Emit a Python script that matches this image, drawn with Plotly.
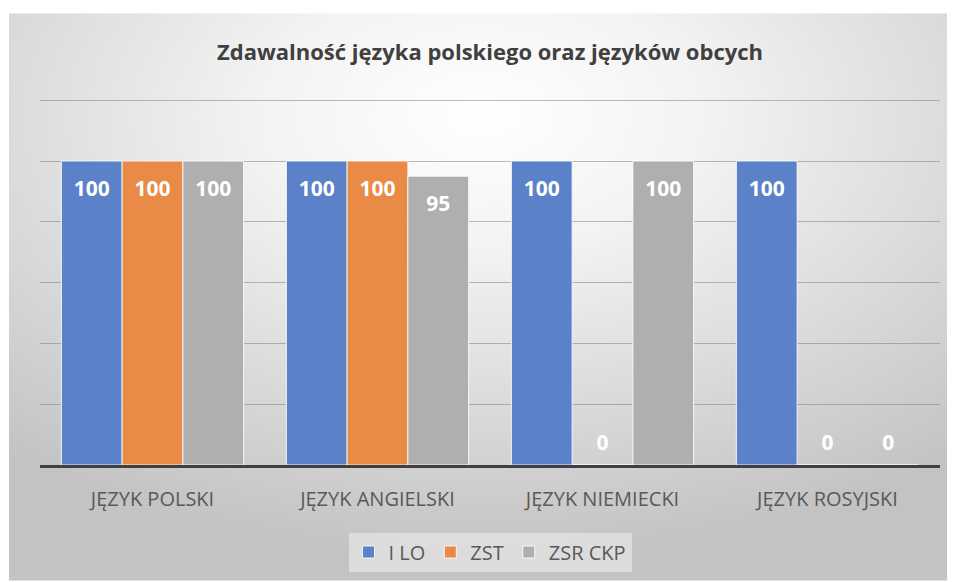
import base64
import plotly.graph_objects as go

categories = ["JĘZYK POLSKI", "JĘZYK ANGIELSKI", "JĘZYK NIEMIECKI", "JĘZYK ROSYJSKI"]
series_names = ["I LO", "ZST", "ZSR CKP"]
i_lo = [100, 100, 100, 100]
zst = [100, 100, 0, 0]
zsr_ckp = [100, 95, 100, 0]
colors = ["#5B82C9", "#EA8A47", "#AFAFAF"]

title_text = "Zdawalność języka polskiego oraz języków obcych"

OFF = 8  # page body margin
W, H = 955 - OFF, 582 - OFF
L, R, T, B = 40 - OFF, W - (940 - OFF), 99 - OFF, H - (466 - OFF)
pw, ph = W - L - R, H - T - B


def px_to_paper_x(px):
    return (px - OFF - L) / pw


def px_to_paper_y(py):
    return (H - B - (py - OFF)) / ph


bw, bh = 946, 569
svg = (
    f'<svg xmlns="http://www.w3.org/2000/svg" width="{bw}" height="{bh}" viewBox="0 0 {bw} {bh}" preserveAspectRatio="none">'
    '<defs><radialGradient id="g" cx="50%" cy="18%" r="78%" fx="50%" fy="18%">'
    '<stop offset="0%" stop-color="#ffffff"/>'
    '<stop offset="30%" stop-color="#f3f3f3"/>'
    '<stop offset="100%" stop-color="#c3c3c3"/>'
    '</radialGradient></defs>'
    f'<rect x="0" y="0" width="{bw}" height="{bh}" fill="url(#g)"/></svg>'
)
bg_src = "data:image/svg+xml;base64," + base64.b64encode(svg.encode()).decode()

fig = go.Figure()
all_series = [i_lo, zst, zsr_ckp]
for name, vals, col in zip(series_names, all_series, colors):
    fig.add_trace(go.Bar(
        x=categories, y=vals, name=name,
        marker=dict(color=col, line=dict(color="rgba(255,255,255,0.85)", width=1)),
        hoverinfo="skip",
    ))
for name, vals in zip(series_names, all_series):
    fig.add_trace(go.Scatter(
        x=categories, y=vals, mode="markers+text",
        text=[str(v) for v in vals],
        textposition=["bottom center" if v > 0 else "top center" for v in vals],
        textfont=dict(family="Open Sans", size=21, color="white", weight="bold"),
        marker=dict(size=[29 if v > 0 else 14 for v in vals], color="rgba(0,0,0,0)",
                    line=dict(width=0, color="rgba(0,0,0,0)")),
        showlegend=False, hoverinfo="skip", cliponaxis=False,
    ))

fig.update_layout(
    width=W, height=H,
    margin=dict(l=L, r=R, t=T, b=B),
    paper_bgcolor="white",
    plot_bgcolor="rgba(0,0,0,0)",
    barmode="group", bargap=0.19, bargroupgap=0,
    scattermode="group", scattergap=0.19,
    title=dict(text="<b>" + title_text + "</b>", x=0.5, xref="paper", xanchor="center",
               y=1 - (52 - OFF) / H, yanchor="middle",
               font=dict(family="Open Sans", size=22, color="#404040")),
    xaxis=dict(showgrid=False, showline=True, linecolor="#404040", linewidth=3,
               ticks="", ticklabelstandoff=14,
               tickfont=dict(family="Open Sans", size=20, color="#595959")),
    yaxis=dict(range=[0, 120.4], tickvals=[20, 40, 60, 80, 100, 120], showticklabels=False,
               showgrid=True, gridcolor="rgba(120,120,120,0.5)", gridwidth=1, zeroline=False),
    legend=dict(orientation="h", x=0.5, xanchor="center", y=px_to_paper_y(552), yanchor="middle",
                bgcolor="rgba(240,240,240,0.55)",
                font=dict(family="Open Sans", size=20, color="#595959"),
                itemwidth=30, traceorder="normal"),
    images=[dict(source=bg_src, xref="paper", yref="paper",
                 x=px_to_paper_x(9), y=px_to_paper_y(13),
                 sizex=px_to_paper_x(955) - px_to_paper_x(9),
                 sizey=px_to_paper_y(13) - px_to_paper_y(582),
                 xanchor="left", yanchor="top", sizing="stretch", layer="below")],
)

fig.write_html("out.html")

---

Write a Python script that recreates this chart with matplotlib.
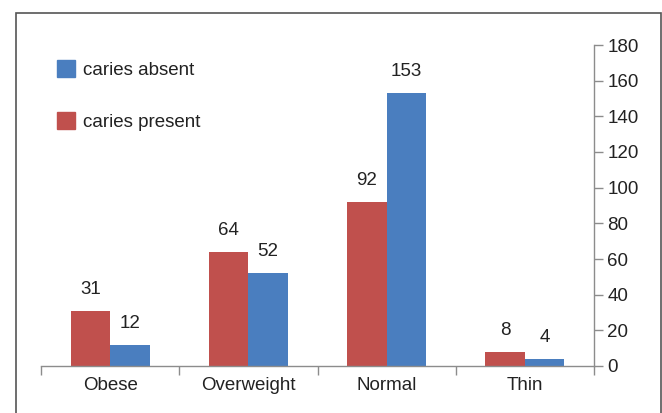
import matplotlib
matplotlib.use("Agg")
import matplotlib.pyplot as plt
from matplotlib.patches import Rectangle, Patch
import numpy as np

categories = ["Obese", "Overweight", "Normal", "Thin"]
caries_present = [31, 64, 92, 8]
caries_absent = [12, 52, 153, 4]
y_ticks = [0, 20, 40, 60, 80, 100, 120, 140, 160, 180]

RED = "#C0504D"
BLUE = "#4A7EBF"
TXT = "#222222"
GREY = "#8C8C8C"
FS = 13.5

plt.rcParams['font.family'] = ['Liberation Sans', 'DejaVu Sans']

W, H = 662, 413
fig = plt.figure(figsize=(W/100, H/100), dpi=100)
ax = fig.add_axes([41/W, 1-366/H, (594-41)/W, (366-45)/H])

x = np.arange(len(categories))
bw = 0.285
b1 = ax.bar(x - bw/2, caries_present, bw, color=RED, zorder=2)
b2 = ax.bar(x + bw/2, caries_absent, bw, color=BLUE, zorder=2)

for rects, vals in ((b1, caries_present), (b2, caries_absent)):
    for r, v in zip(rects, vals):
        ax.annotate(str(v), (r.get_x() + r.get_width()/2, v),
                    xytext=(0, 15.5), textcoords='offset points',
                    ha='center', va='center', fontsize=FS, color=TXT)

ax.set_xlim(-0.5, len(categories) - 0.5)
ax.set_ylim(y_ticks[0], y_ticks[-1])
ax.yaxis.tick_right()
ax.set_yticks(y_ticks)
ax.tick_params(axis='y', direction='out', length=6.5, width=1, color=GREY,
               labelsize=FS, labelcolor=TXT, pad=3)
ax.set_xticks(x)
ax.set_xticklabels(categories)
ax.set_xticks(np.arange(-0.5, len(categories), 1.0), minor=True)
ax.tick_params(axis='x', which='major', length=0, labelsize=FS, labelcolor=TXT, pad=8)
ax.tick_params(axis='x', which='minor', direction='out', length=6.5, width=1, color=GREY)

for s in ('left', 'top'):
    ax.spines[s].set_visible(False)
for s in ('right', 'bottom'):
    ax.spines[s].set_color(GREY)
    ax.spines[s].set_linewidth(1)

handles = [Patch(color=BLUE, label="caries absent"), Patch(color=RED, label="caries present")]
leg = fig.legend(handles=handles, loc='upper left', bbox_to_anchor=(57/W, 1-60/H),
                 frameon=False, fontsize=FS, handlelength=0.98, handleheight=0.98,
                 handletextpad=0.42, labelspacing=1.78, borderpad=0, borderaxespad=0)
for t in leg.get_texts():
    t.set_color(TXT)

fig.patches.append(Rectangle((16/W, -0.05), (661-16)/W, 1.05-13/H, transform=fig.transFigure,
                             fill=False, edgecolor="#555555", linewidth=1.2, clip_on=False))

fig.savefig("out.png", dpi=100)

● Description of the task
State the count of lines in the data holding the word "with", adding nothing to it.

● Solution
2